==== Entries provided ====
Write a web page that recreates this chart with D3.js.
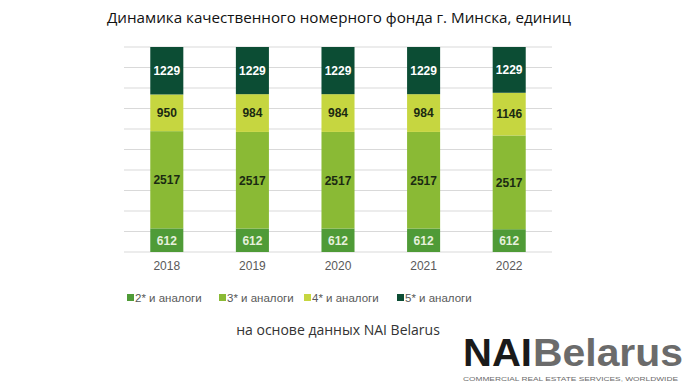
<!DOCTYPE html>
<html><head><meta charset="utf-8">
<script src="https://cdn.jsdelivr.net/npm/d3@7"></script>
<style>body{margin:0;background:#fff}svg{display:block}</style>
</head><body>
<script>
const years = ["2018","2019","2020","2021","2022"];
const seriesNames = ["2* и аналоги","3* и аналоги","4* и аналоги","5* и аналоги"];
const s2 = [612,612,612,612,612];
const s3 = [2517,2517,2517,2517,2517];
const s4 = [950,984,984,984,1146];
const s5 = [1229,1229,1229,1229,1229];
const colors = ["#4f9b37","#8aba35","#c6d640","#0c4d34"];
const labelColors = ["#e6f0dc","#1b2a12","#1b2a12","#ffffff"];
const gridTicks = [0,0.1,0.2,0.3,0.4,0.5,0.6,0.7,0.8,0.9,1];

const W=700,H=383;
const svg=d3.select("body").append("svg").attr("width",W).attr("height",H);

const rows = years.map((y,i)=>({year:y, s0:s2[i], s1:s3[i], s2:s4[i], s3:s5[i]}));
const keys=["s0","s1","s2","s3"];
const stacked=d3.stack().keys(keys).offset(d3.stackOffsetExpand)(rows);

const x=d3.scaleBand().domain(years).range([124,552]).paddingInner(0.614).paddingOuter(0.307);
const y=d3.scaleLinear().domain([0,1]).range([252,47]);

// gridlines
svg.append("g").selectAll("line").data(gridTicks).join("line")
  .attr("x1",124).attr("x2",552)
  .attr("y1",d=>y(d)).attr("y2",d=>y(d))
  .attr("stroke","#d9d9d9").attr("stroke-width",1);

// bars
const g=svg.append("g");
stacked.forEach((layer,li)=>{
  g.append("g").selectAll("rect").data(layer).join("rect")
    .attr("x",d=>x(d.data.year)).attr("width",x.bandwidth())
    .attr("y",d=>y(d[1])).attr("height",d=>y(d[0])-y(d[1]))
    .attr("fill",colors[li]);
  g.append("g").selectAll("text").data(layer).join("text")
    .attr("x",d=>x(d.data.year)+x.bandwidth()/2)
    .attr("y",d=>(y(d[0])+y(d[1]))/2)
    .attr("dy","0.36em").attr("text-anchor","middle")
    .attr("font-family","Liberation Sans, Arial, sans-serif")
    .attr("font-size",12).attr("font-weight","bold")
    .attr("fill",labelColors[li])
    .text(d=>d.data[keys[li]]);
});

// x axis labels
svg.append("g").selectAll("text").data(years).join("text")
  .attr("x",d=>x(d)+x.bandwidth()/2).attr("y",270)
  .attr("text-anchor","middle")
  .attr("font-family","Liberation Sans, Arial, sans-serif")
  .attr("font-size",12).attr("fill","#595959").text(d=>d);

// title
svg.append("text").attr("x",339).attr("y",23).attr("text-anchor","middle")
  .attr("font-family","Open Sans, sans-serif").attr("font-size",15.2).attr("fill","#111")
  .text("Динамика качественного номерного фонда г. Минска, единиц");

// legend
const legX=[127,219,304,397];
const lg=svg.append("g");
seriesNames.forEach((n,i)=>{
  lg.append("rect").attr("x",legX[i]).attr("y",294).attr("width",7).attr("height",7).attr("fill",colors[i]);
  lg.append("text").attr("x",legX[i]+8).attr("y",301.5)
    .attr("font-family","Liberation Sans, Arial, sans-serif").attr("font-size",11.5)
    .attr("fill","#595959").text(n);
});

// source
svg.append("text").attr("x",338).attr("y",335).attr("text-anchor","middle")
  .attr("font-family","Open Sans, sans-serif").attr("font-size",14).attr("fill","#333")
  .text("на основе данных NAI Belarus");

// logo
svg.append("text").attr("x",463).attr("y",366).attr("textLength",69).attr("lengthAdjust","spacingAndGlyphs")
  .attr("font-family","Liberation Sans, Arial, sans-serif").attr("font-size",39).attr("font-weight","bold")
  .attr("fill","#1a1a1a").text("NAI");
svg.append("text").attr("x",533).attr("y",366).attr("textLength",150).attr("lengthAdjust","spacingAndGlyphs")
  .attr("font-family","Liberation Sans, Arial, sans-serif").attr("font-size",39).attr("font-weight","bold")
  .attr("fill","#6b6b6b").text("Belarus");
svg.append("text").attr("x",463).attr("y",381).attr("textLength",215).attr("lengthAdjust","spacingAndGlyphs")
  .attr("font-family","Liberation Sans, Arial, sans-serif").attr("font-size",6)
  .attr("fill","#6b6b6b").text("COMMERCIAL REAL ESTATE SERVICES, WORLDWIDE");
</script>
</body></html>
====
==== Entries provided ====
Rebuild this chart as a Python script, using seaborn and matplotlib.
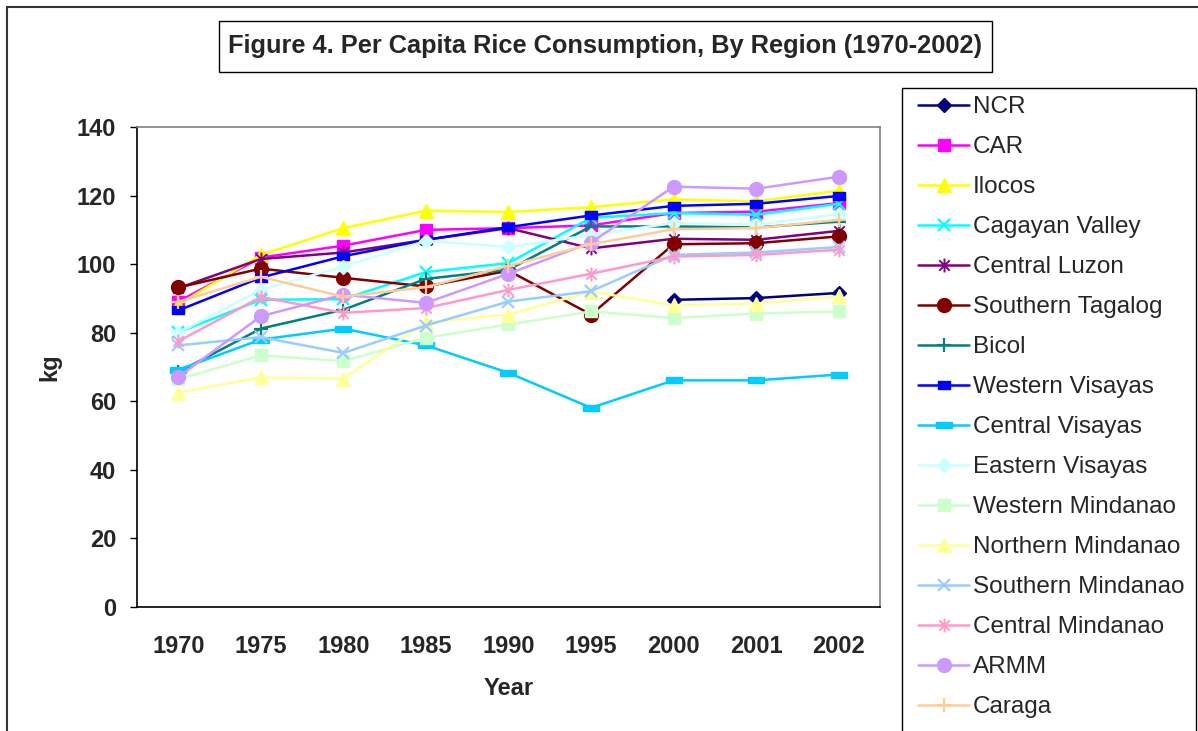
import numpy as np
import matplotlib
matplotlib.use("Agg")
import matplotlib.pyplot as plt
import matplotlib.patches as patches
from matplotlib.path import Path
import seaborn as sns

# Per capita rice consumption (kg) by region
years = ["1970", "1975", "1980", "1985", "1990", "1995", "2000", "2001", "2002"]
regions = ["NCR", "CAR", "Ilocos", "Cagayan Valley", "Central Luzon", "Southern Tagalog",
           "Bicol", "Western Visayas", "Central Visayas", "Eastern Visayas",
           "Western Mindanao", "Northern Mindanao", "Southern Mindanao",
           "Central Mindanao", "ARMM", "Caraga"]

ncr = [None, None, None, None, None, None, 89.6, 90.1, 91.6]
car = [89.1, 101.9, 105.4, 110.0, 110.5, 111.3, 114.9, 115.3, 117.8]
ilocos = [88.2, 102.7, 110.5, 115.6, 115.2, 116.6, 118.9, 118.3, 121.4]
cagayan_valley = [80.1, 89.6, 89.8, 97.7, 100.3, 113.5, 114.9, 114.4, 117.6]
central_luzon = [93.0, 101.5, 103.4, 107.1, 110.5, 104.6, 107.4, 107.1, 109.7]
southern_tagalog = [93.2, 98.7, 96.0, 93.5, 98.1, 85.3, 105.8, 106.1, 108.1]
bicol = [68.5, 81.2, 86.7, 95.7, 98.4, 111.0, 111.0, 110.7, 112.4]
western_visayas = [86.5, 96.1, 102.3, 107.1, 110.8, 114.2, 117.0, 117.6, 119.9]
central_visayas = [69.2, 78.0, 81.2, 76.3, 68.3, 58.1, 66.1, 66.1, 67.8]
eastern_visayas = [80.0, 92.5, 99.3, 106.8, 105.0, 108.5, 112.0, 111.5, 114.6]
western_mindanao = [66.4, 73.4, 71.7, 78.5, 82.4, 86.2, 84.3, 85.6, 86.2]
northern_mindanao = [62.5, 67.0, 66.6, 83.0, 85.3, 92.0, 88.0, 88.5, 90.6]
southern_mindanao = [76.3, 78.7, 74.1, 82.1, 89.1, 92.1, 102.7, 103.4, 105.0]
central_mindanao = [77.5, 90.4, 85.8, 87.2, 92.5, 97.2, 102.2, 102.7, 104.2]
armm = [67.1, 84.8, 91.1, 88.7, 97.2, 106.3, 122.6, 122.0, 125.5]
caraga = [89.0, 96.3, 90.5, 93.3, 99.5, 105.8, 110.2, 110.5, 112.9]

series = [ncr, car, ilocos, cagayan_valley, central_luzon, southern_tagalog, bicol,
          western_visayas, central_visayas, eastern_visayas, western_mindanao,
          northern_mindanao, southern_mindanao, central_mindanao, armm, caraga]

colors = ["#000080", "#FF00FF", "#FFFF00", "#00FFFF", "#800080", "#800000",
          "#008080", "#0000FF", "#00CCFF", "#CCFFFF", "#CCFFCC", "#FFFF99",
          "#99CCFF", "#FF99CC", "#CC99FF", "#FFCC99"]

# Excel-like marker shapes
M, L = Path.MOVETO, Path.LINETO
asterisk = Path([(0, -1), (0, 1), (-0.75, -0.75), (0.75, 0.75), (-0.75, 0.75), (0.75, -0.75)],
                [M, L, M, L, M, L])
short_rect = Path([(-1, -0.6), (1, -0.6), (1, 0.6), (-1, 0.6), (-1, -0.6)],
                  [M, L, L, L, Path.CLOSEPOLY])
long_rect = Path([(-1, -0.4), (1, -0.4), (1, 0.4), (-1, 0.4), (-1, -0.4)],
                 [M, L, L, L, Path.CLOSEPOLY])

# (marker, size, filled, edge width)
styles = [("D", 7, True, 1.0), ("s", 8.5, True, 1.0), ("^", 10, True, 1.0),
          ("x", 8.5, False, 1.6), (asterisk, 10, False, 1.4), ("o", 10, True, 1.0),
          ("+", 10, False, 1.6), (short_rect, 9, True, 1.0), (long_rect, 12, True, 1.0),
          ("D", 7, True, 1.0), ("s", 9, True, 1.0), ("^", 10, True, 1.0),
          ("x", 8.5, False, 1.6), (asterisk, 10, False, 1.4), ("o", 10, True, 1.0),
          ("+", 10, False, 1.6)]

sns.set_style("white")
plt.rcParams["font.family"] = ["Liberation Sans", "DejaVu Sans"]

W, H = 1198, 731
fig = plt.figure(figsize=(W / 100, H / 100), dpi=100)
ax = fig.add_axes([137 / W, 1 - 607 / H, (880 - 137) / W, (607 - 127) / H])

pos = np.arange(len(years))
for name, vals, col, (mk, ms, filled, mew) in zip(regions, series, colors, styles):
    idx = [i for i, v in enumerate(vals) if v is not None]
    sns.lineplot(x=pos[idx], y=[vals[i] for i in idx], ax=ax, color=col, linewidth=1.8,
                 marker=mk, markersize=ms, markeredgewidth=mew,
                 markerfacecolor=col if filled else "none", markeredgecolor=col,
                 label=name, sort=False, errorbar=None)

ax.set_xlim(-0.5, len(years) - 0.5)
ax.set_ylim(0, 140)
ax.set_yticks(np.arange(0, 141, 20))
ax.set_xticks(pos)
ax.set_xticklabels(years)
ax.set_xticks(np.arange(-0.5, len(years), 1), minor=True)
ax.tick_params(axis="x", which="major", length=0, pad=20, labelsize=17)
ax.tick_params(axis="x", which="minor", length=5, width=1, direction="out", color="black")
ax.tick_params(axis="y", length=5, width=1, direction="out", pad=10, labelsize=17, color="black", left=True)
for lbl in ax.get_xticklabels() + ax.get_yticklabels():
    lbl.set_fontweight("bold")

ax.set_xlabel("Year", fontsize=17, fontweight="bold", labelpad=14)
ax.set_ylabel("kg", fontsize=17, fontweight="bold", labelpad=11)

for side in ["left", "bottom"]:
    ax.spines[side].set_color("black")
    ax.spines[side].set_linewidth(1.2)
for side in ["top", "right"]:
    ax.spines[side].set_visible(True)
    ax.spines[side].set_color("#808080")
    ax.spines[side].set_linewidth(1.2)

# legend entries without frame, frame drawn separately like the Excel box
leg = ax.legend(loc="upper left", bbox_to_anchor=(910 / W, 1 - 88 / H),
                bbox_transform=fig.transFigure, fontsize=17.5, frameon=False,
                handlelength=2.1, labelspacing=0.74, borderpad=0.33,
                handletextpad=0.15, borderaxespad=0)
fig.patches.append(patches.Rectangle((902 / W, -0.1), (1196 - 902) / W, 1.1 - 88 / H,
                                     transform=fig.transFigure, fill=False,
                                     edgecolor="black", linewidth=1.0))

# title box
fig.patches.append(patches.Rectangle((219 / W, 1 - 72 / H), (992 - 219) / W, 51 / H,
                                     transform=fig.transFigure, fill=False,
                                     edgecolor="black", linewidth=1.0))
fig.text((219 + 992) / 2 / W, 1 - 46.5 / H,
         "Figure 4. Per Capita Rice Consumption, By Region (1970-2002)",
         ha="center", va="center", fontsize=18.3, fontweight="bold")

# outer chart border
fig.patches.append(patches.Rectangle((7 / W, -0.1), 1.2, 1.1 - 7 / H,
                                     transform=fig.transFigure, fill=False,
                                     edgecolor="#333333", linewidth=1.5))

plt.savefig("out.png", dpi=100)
====
==== Entries provided ====
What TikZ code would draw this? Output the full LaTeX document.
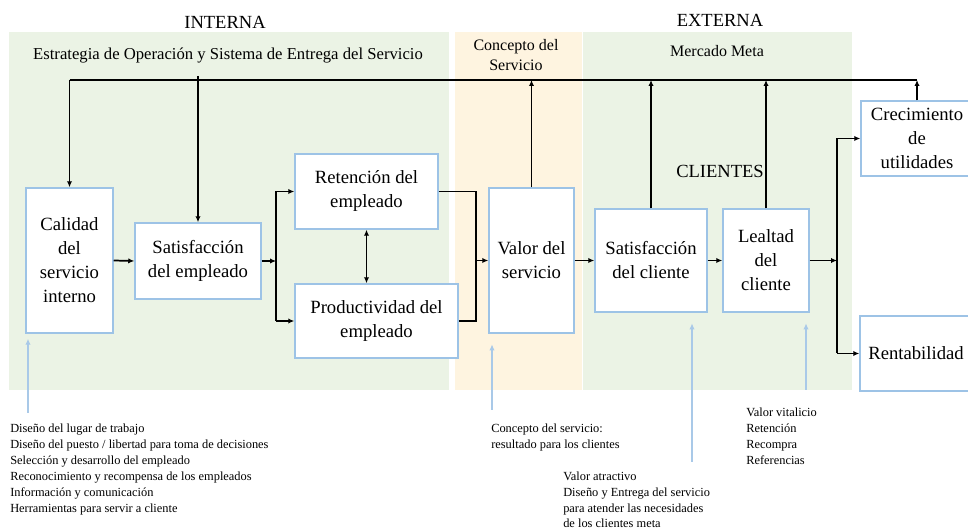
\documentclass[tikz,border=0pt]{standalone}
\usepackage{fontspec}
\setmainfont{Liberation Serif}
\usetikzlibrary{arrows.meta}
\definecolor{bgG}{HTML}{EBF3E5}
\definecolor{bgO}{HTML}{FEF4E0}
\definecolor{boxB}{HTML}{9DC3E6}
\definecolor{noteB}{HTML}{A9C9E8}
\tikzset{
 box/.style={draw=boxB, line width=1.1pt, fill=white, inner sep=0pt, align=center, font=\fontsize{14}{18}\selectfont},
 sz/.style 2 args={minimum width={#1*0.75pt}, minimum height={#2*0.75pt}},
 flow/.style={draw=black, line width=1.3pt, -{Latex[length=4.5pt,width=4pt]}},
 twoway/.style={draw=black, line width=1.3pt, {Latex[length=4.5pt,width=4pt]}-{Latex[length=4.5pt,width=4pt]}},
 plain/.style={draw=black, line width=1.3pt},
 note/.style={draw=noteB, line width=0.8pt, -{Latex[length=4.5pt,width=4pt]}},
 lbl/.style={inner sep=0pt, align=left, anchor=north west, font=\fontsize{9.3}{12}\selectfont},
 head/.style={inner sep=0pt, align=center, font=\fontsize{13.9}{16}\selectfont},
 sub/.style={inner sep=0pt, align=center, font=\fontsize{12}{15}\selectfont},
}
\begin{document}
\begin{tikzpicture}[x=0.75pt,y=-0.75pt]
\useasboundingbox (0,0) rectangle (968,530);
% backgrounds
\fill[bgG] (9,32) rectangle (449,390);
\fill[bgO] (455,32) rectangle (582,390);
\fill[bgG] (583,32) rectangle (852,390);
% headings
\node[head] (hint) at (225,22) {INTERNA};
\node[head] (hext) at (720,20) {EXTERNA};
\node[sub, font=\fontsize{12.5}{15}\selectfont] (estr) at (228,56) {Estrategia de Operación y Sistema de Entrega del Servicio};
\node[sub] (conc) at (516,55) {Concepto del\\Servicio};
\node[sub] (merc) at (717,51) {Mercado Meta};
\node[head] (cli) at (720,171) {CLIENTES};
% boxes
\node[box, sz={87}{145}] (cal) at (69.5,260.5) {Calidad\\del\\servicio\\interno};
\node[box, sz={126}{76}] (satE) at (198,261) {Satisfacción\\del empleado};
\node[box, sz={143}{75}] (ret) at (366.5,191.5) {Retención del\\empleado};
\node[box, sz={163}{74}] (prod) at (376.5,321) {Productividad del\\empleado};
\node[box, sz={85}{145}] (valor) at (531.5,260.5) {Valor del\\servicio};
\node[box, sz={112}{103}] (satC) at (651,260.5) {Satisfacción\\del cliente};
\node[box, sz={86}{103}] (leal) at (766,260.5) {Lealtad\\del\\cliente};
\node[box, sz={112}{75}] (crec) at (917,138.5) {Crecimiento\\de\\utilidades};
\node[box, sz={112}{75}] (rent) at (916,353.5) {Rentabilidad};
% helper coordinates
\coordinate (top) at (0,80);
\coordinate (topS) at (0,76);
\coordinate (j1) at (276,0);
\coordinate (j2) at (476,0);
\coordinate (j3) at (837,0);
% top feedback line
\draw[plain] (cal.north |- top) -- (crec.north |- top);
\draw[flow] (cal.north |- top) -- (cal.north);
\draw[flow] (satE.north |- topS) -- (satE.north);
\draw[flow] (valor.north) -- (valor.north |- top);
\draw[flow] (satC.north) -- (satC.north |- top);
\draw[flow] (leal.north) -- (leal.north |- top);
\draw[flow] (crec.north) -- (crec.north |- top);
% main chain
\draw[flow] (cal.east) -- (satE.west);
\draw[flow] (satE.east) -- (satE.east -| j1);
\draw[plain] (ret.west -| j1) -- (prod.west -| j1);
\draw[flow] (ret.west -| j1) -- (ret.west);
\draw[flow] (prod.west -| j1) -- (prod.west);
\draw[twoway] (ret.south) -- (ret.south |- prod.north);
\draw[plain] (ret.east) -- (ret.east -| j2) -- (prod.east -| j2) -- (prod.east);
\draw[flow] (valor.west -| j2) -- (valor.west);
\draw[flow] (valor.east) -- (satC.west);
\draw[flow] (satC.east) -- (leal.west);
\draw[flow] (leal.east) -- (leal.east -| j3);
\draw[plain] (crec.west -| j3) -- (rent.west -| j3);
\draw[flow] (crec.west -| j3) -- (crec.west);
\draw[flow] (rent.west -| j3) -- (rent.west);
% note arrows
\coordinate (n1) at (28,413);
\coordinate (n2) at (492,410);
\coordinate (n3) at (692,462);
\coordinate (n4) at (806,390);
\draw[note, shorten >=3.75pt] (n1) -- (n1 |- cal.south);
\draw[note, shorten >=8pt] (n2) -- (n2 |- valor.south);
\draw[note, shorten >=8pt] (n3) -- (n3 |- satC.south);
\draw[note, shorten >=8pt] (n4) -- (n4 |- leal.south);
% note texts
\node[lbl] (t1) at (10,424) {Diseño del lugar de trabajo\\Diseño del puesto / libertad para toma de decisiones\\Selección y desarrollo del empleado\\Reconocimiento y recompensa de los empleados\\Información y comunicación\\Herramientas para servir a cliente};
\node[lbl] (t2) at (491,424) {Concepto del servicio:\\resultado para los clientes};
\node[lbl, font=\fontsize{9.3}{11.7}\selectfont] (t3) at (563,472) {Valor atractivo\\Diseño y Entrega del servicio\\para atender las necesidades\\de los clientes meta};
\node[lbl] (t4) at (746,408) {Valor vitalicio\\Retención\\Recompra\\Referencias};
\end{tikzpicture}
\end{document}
====
Objective: Show each line of the listing that holds the string "matplotlib".

Response to the exercise:
Rebuild this chart as a Python script, using seaborn and matplotlib.
import matplotlib
matplotlib.use("Agg")
import matplotlib.pyplot as plt
import matplotlib.patches as patches
from matplotlib.path import Path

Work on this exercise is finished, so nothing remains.